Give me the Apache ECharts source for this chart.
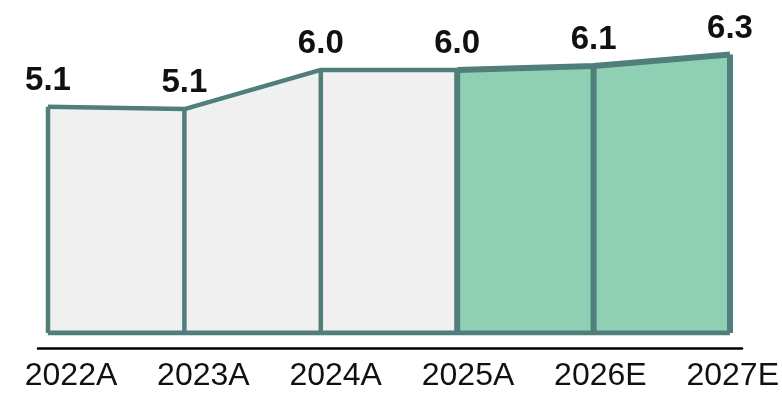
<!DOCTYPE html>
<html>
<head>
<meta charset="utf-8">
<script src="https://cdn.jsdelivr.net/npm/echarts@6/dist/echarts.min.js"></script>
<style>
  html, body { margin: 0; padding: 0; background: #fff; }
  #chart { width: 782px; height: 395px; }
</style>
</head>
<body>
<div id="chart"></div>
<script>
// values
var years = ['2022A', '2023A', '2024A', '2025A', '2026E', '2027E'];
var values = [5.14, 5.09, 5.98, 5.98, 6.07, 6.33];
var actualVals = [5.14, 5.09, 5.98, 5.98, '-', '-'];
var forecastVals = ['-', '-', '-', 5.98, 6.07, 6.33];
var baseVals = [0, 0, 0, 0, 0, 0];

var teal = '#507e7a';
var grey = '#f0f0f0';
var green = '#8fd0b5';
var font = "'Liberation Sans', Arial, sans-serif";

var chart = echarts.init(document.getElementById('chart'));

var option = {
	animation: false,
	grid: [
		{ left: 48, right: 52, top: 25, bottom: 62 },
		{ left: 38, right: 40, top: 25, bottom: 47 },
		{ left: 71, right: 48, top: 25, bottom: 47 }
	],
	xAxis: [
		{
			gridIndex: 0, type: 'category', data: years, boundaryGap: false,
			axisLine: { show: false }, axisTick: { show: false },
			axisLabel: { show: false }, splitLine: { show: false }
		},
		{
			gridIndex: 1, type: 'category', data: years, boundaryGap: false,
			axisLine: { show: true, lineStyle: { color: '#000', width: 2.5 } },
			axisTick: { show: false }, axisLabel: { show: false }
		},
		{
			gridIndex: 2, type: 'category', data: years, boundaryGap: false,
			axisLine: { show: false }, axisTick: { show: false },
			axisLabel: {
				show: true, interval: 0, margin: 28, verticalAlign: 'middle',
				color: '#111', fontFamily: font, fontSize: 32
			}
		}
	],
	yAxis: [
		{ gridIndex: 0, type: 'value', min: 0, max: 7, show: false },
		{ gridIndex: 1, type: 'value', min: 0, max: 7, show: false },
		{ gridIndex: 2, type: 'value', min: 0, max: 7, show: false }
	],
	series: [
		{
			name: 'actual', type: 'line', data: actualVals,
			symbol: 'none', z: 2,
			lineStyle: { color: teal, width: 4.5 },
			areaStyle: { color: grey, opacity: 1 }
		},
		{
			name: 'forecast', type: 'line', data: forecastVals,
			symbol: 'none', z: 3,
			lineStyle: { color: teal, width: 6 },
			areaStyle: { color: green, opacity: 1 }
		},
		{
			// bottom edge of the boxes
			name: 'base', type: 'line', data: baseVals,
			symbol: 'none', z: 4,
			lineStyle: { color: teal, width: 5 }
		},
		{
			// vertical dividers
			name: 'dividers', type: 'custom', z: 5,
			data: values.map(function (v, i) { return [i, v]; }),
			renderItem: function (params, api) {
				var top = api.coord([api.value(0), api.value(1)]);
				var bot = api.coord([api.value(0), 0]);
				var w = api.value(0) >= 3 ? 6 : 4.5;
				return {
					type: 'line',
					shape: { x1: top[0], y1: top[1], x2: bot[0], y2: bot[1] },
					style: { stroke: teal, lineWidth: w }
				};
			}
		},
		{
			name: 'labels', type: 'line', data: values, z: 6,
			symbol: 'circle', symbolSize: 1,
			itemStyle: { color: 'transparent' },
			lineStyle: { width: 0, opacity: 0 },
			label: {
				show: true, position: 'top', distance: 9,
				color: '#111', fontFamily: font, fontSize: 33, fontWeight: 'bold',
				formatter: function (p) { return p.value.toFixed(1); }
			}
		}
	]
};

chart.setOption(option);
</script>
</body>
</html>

───

REQUIREMENT. Omit the pictures, then repeat exactly each line from the beginning of the listing through the line with "var baseVals = [0, 0, 0, 0, 0, 0];".

RESPONSE TO THE TASK.
Give me the Apache ECharts source for this chart.
<!DOCTYPE html>
<html>
<head>
<meta charset="utf-8">
<script src="https://cdn.jsdelivr.net/npm/echarts@6/dist/echarts.min.js"></script>
<style>
  html, body { margin: 0; padding: 0; background: #fff; }
  #chart { width: 782px; height: 395px; }
</style>
</head>
<body>
<div id="chart"></div>
<script>
// values
var years = ['2022A', '2023A', '2024A', '2025A', '2026E', '2027E'];
var values = [5.14, 5.09, 5.98, 5.98, 6.07, 6.33];
var actualVals = [5.14, 5.09, 5.98, 5.98, '-', '-'];
var forecastVals = ['-', '-', '-', 5.98, 6.07, 6.33];
var baseVals = [0, 0, 0, 0, 0, 0];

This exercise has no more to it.